• _Collected data_:
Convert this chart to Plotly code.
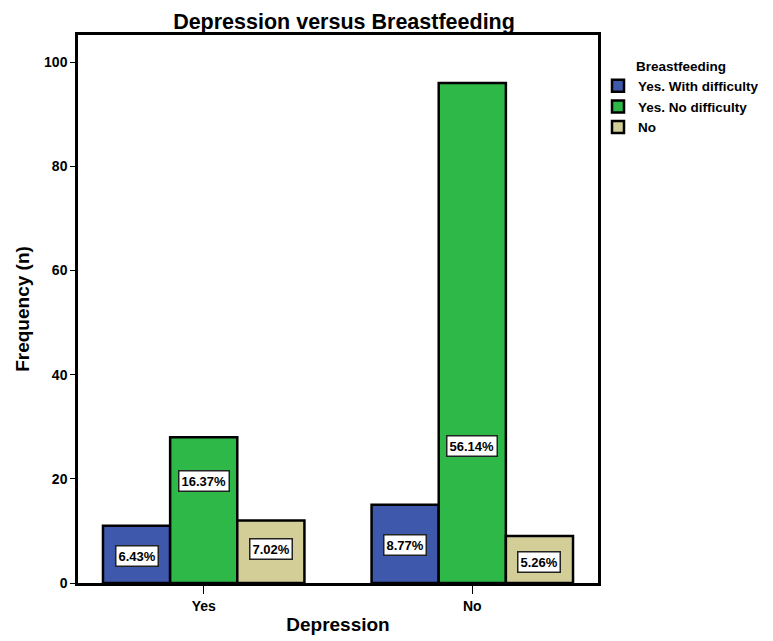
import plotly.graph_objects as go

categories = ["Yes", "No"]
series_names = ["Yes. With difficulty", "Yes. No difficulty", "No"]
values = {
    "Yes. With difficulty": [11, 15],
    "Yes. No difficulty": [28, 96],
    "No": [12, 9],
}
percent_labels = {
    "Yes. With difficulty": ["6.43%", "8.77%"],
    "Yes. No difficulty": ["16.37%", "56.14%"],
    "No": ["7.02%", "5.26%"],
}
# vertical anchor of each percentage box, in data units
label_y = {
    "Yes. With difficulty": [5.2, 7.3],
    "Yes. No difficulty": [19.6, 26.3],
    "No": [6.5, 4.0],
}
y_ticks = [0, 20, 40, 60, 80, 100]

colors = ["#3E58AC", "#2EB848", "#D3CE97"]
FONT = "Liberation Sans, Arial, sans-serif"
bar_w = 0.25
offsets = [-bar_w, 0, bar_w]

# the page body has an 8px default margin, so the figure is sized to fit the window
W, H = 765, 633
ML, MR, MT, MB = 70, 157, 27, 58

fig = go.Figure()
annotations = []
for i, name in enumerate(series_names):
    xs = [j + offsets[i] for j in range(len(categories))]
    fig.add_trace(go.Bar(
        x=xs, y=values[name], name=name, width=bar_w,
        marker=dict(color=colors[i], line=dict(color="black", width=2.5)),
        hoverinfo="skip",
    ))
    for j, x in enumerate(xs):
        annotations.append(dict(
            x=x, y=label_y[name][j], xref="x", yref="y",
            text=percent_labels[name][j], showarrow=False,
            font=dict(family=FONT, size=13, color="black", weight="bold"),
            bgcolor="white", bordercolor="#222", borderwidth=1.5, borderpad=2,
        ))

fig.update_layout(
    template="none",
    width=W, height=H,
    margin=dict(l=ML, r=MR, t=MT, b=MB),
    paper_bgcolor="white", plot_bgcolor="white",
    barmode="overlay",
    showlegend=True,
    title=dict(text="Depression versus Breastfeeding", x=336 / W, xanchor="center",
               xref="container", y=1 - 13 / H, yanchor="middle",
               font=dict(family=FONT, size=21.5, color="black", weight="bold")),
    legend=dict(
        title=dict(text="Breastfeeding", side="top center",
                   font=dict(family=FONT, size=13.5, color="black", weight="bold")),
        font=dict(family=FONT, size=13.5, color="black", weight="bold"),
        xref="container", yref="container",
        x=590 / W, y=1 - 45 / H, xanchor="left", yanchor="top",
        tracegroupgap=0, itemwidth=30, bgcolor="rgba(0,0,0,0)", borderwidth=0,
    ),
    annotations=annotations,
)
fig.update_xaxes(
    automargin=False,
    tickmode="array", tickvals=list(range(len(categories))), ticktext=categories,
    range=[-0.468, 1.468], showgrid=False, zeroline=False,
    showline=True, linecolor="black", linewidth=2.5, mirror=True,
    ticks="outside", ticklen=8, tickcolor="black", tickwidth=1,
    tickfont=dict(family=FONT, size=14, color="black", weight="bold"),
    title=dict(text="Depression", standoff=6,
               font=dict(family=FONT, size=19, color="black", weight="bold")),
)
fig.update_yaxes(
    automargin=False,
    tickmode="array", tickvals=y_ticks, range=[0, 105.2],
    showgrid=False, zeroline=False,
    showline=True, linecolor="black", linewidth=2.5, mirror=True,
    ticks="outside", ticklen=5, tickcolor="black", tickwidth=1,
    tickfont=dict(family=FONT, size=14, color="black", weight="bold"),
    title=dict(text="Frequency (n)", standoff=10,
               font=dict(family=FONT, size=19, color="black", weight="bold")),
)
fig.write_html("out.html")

• _What the task requires_:
Give again, word for word, every line from the top of the data through the line with "import plotly.graph_objects as go", both ends included, and exclude the pictures.

• _In response_:
Convert this chart to Plotly code.
import plotly.graph_objects as go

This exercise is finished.